Si lo viviste lo sabes: hay que tener la fortaleza mental de un monje budista para ir fuera y no acabar pidiendo algo que rompe todos esos buenos propósitos que sentimos al subirnos a la báscula después de Año Nuevo. Pero un estudio reciente acaba de confirmar que es posible que dejar de ir a restaurantes sea, si no la que más, una de las mejores decisiones que puedas tomar de cara a tu plan de dieta.
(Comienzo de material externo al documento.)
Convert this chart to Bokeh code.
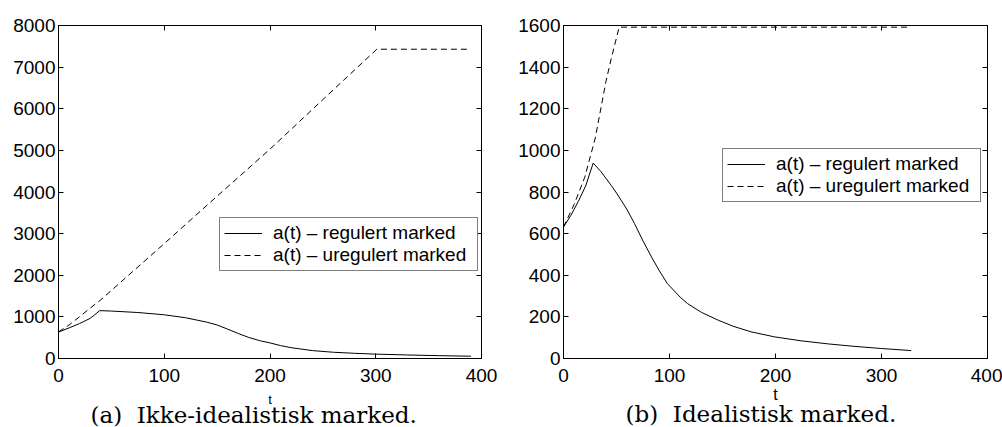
from bokeh.plotting import figure
from bokeh.models import Range1d, LinearAxis, FixedTicker, Legend, LegendItem, Title
from bokeh.layouts import row
from bokeh.embed import file_html
from bokeh.resources import INLINE

# ---------------- data: (a) Ikke-idealistisk marked ----------------
a_reg_t = [0, 10, 20, 30, 39, 50, 75, 100, 120, 140, 150, 160, 170, 180, 190, 200,
           210, 220, 240, 260, 280, 300, 330, 360, 390]
a_reg_v = [635, 735, 840, 965, 1150, 1140, 1105, 1050, 980, 875, 805, 705, 600, 505, 430, 375,
           310, 260, 190, 150, 125, 105, 85, 68, 55]
a_ureg_t = [0, 10, 20, 30, 40, 100, 150, 200, 250, 301, 390]
a_ureg_v = [640, 805, 1005, 1210, 1410, 2760, 3900, 5030, 6220, 7430, 7430]

# ---------------- data: (b) Idealistisk marked ----------------
b_reg_t = [0, 7, 14, 21, 28, 35, 45, 50, 60, 67, 75, 83, 90, 98, 110, 117, 130, 146,
           160, 177, 199, 224, 250, 275, 300, 328]
b_reg_v = [632, 688, 755, 830, 939, 900, 832, 795, 715, 648, 565, 488, 425, 360, 295, 264, 222, 184,
           155, 128, 104, 85, 70, 58, 48, 38]
b_ureg_t = [0, 10, 20, 30, 40, 45, 52.5, 326]
b_ureg_v = [632, 740, 870, 1060, 1330, 1440, 1592, 1592]

x_ticks = [0, 100, 200, 300, 400]
a_y_ticks = [0, 1000, 2000, 3000, 4000, 5000, 6000, 7000, 8000]
b_y_ticks = [0, 200, 400, 600, 800, 1000, 1200, 1400, 1600]
legend_labels = ["a(t) \u2013 regulert marked", "a(t) \u2013 uregulert marked"]
captions = ["(a)\u00a0 Ikke-idealistisk marked.", "(b)\u00a0 Idealistisk marked."]
x_label = "t"

TICK_FONT = "Liberation Sans"


def make_plot(reg_t, reg_v, ureg_t, ureg_v, y_max, y_ticks, caption, cap_offset, cap_standoff,
              leg_loc, borders, t_size, t_standoff):
    bl, br, bt, bb = borders
    p = figure(width=501, height=427, output_backend="svg", toolbar_location=None,
               x_range=Range1d(0, 400), y_range=Range1d(0, y_max),
               min_border_left=bl, min_border_right=br, min_border_top=bt, min_border_bottom=bb)
    p.xgrid.visible = False
    p.ygrid.visible = False
    p.background_fill_color = "white"
    p.border_fill_color = "white"
    p.outline_line_color = "black"
    p.outline_line_width = 1

    r1 = p.line(reg_t, reg_v, line_color="black", line_width=1)
    r2 = p.line(ureg_t, ureg_v, line_color="black", line_width=1, line_dash="6 4")

    for ax, ticks in ((p.xaxis[0], x_ticks), (p.yaxis[0], y_ticks)):
        ax.ticker = FixedTicker(ticks=ticks)
        ax.major_tick_in = 5
        ax.major_tick_out = 0
        ax.minor_tick_line_color = None
        ax.axis_line_color = "black"
        ax.major_tick_line_color = "black"
        ax.major_label_text_font = TICK_FONT
        ax.major_label_text_font_size = "19px"
        ax.major_label_text_color = "black"
    p.xaxis.major_label_standoff = 10
    p.yaxis.major_label_standoff = 3
    p.xaxis.axis_label = x_label
    p.xaxis.axis_label_text_font = TICK_FONT
    p.xaxis.axis_label_text_font_style = "normal"
    p.xaxis.axis_label_text_font_size = t_size
    p.xaxis.axis_label_standoff = t_standoff
    p.xaxis.axis_label_text_color = "black"

    # tick marks on the top and right edges of the box (no labels)
    for loc, ticks in (("above", x_ticks), ("right", y_ticks)):
        ax = LinearAxis(ticker=FixedTicker(ticks=ticks), major_tick_in=5, major_tick_out=0,
                        minor_tick_line_color=None, axis_line_color="black",
                        major_tick_line_color="black", major_label_text_font_size="1px",
                        major_label_text_color=None, major_label_text_alpha=0,
                        major_label_standoff=0)
        p.add_layout(ax, loc)

    legend = Legend(items=[LegendItem(label=legend_labels[0], renderers=[r1]),
                           LegendItem(label=legend_labels[1], renderers=[r2])],
                    location=leg_loc, orientation="vertical",
                    label_text_font=TICK_FONT, label_text_font_size="19px",
                    label_text_color="black",
                    border_line_color="black", border_line_width=1,
                    background_fill_color="white", background_fill_alpha=1,
                    padding=4, spacing=0, margin=0,
                    glyph_width=38, glyph_height=20, label_height=20,
                    label_standoff=11, label_width=200)
    p.add_layout(legend)

    p.add_layout(Title(text=caption, align="left", offset=cap_offset, standoff=cap_standoff,
                       vertical_align="top", text_font="DejaVu Serif",
                       text_font_size="23px", text_font_style="normal",
                       text_color="black"), "below")
    return p


p1 = make_plot(a_reg_t, a_reg_v, a_ureg_t, a_ureg_v, 8000, a_y_ticks, captions[0], 32, -16,
               (161, 87), (58, 20, 24, 69), "13px", 7)
p2 = make_plot(b_reg_t, b_reg_v, b_ureg_t, b_ureg_v, 1600, b_y_ticks, captions[1], 62, -10,
               (159, 156), (62, 15, 25, 69), "16px", 1)

layout = row(p1, p2)
open("out.html", "w").write(file_html(layout, INLINE))
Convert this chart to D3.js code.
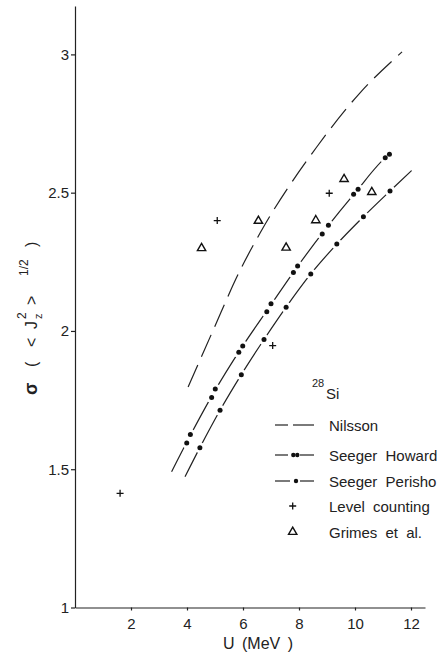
<!DOCTYPE html>
<html>
<head>
<meta charset="utf-8">
<script src="https://cdn.jsdelivr.net/npm/d3@7"></script>
<style>
  body { margin: 0; background: #fff; }
  svg { display: block; font-family: 'Liberation Sans', Arial, sans-serif; }
  .axis path, .axis line { stroke: #222; stroke-width: 1.2; }
  .axis text { font-size: 15px; fill: #222; }
</style>
</head>
<body>
<svg width="443" height="656"></svg>
<script>
// data (U in MeV, sigma)
var nilssonU     = [4.04, 4.94, 5.87, 6.61, 8.64, 10.18, 11.68];
var nilssonSigma = [1.797, 2.004, 2.214, 2.354, 2.666, 2.861, 3.009];

var howardCurveU     = [3.45, 4.055, 4.945, 5.92, 6.925, 7.875, 8.94, 10.03, 11.155, 11.23];
var howardCurveSigma = [1.491, 1.61, 1.775, 1.935, 2.084, 2.223, 2.367, 2.503, 2.633, 2.639];
var howardDotU     = [3.99, 4.12, 4.88, 5.01, 5.85, 5.99, 6.85, 7.0, 7.80, 7.95, 8.83, 9.05, 9.95, 10.11, 11.08, 11.23];
var howardDotSigma = [1.595, 1.626, 1.759, 1.790, 1.923, 1.946, 2.069, 2.098, 2.211, 2.235, 2.351, 2.382, 2.494, 2.512, 2.626, 2.639];

var perishoCurveU     = [3.93, 4.46, 5.18, 5.94, 6.75, 7.54, 8.42, 9.35, 10.30, 11.25, 12.02];
var perishoCurveSigma = [1.473, 1.578, 1.713, 1.842, 1.969, 2.086, 2.206, 2.314, 2.413, 2.506, 2.58];
var perishoDotU     = [4.46, 5.18, 5.94, 6.75, 7.54, 8.42, 9.35, 10.30, 11.25];
var perishoDotSigma = [1.578, 1.713, 1.842, 1.969, 2.086, 2.206, 2.314, 2.413, 2.506];

var levelU     = [1.61, 5.08, 7.06, 9.08];
var levelSigma = [1.413, 2.399, 1.947, 2.498];

var grimesU     = [4.52, 6.55, 7.54, 8.60, 9.61, 10.60];
var grimesSigma = [2.299, 2.398, 2.301, 2.400, 2.549, 2.502];

var xTicks = [2, 4, 6, 8, 10, 12];
var yTicks = [1, 1.5, 2, 2.5, 3];
var legendLabels = ['Nilsson', 'Seeger Howard', 'Seeger Perisho', 'Level counting', 'Grimes et al.'];

var svg = d3.select('svg'),
  margin = {top: 6, right: 18, bottom: 48.5, left: 75},
  width = +svg.attr('width') - margin.left - margin.right,
  height = +svg.attr('height') - margin.top - margin.bottom;

var x = d3.scaleLinear().domain([0, 12.5]).range([0, width]),
    y = d3.scaleLinear().domain([1, 3.175]).range([height, 0]);

var g = svg.append('g')
    .attr('transform', 'translate(' + margin.left + ',' + margin.top + ')');

g.append('g')
  .attr('class', 'axis axis--x')
  .attr('transform', 'translate(0,' + height + ')')
  .call(d3.axisBottom(x).tickValues(xTicks).tickSize(3).tickSizeOuter(0).tickPadding(8));

g.append('g')
  .attr('class', 'axis axis--y')
  .call(d3.axisLeft(y).tickValues(yTicks).tickSize(4).tickSizeOuter(0).tickPadding(2)
    .tickFormat(function(d) { return d; }));

function zip(us, ss) {
  return us.map(function(u, i) { return [u, ss[i]]; });
}

var line = d3.line()
  .x(function(d) { return x(d[0]); })
  .y(function(d) { return y(d[1]); })
  .curve(d3.curveMonotoneX);

// Nilsson dashed curve
g.append('path')
  .attr('d', line(zip(nilssonU, nilssonSigma)))
  .attr('fill', 'none')
  .attr('stroke', '#222')
  .attr('stroke-width', 1.2)
  .attr('stroke-dasharray', '24,9');

// Seeger curves, solid lines broken by the dots
[[howardCurveU, howardCurveSigma, howardDotU, howardDotSigma],
 [perishoCurveU, perishoCurveSigma, perishoDotU, perishoDotSigma]].forEach(function(s) {
  g.append('path')
    .attr('d', line(zip(s[0], s[1])))
    .attr('fill', 'none')
    .attr('stroke', '#222')
    .attr('stroke-width', 1.2);

  var pts = zip(s[2], s[3]);
  g.selectAll(null)
    .data(pts)
    .enter().append('circle')
    .attr('cx', function(d) { return x(d[0]); })
    .attr('cy', function(d) { return y(d[1]); })
    .attr('r', 5.5)
    .attr('fill', '#fff');
  g.selectAll(null)
    .data(pts)
    .enter().append('circle')
    .attr('cx', function(d) { return x(d[0]); })
    .attr('cy', function(d) { return y(d[1]); })
    .attr('r', 2.5)
    .attr('fill', '#111');
});

var plusPath = 'M-3.5,0H3.5M0,-3.5V3.5';
var tri = d3.symbol().type(d3.symbolTriangle).size(30);

g.selectAll('.level')
  .data(zip(levelU, levelSigma))
  .enter().append('path')
  .attr('class', 'level')
  .attr('transform', function(d) { return 'translate(' + x(d[0]) + ',' + y(d[1]) + ')'; })
  .attr('d', plusPath)
  .attr('stroke', '#111')
  .attr('stroke-width', 1.3);

g.selectAll('.grimes')
  .data(zip(grimesU, grimesSigma))
  .enter().append('path')
  .attr('class', 'grimes')
  .attr('transform', function(d) { return 'translate(' + x(d[0]) + ',' + y(d[1]) + ')'; })
  .attr('d', tri)
  .attr('fill', '#fff')
  .attr('stroke', '#111')
  .attr('stroke-width', 1.4);

// axis titles
svg.append('text')
  .attr('x', 258)
  .attr('y', 649)
  .attr('text-anchor', 'middle')
  .style('font-size', '16px')
  .style('word-spacing', '3px')
  .attr('fill', '#222')
  .text('U (MeV )');

var yl = svg.append('g')
  .attr('transform', 'translate(37,395) rotate(-90)')
  .attr('fill', '#222')
  .style('font-size', '16px');
yl.append('text').attr('x', 0).style('font-weight', 'bold').style('font-size', '18px').text('σ');
yl.append('text').attr('x', 28).text('(');
yl.append('text').attr('x', 48).text('<');
yl.append('text').attr('x', 66).text('J');
yl.append('text').attr('x', 76).attr('y', 5).style('font-size', '11px').text('z');
yl.append('text').attr('x', 76).attr('y', -11).style('font-size', '12px').text('2');
yl.append('text').attr('x', 90).text('>');
yl.append('text').attr('x', 119).attr('y', -9).style('font-size', '12px').text('1/2');
yl.append('text').attr('x', 148).text(')');

// legend
var lg = svg.append('g')
  .attr('transform', 'translate(275,0)')
  .attr('fill', '#222');

lg.append('text').attr('x', 37).attr('y', 387).style('font-size', '11px').text('28');
lg.append('text').attr('x', 51).attr('y', 399).style('font-size', '15px').text('Si');

var legendY = [431, 461, 487, 512, 538];
lg.selectAll('.lab')
  .data(legendLabels)
  .enter().append('text')
  .attr('class', 'lab')
  .attr('x', 54)
  .attr('y', function(d, i) { return legendY[i]; })
  .style('font-size', '15px')
  .style('word-spacing', '4px')
  .text(function(d) { return d; });

function seg(x1, x2, yy) {
  lg.append('line').attr('x1', x1).attr('x2', x2).attr('y1', yy).attr('y2', yy)
    .attr('stroke', '#222').attr('stroke-width', 1.2);
}
seg(0, 13, legendY[0] - 6); seg(18, 39, legendY[0] - 6);
seg(0, 13, legendY[1] - 6); seg(25, 39, legendY[1] - 6);
[18.3, 22.3].forEach(function(cx) {
  lg.append('circle').attr('cx', cx).attr('cy', legendY[1] - 6).attr('r', 2.2).attr('fill', '#111');
});
seg(0, 15, legendY[2] - 6); seg(25, 39, legendY[2] - 6);
lg.append('circle').attr('cx', 21).attr('cy', legendY[2] - 6).attr('r', 2.2).attr('fill', '#111');
lg.append('path').attr('transform', 'translate(17.7,' + (legendY[3] - 6) + ')')
  .attr('d', plusPath).attr('stroke', '#111').attr('stroke-width', 1.3);
lg.append('path').attr('transform', 'translate(17.7,' + (legendY[4] - 6) + ')')
  .attr('d', tri).attr('fill', '#fff').attr('stroke', '#111').attr('stroke-width', 1.4);
</script>
</body>
</html>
No, no vas a comer saludable si vas a un restaurante: publicado en el estadounidense Journal of Nutrition esta misma semana en un ensayo realizado sobre 35.000 personas durante 13 años revela que, si entras a un mesón, las posibilidades de que te adhieras a un plan de alimentación saludable son exactamente 0.1%. Sólo una de cada 1.000 personas logra su objetivo. De media, los estadounidenses a régimen ingerían en estos establecimientos un 20% más de calorías que las que hubiesen tomado de quedarse en casa.
De acuerdo, son cifras provenientes del país con más obsesos del mundo, el mismo territorio al que podemos culpar de obscenidades culinarias que nunca debieron imaginarse como las pizzas rebozadas en aceite o los sándwiches de 15 pisos. Pero tal vez no deberíamos creernos libres de todo pecado los del país del cocido, los cachopos y el pan para empujar absolutamente todo. Sobre todo si somos ya el segundo país de la UE con mayores índices de sobrepeso entre su población general. Este estudio de 2009 de la Universidad de Navarra confirmación esta teoría, anunciando una asociación entre las personas que comen dos o más veces fuera de casa por semana y un incremento de peso de dos kilos al año.
Cuando el restaurante de comida rápida es “mejor” que el tradicional: por ilógico que parezca, puede que el McDonalds nos ayude más a mantener la línea que el Casa Pepe. Es lo que defienden dos estudios, uno británico que analizó el contenido calórico de 13.500 platos de 27 cadenas frente a 21 establecimientos normales y otro estadounidense donde se analizaban las calorías de los platos más populares de 116 restaurantes de seis países (EE.UU, Brasil, China, Finlandia, Ghana e India).
Se concluyó con que la comida rápida poseía, de media, un 33% menos de calorías que los platos de los restaurantes tradicionales. Sólo el 11% de los platos de los locales corrientes examinados respetaba el límite recomendado de 600 calorías por ingesta, cosa que cumplía el 17% de los fast food. Sí, un menú del Burger King aporta menos calorías que ese bar de toda la vida con su primero y su segundo, aunque en nuestra imagen mental sean los primeros los que se llevan nuestro rechazo (ojo, sólo teniendo en cuenta el recuento calórico, una métrica poco útil para determinar la idoneidad alimenticia final).
De hecho los restaurantes son un campo de minas para nuestro cerebro: por ejemplo, está demostrado que la sociabilidad y el comer en grupo nos lleve a pedir platos más calóricos. También, y según un estudio de la Universidad Duke, es más normal que por el mero hecho de que el menú presente la opción de un plato saludable sintamos el efecto del "cumplimiento indirecto del objetivo” de mantenernos en nuestro objetivo calórico. Es decir, sólo por el mero hecho de ver impreso que podemos elegir ensalada aunque luego pedimos pasta descuidamos el resto de nuestra ingesta. El “efecto segunda comida” provoca que, después de ingerir una ración copiosa, necesitemos aumentar la porción de nuestras siguientes comidas a la noche o al día siguiente. Los restaurantes, ese despeñadero de las voluntades humanas.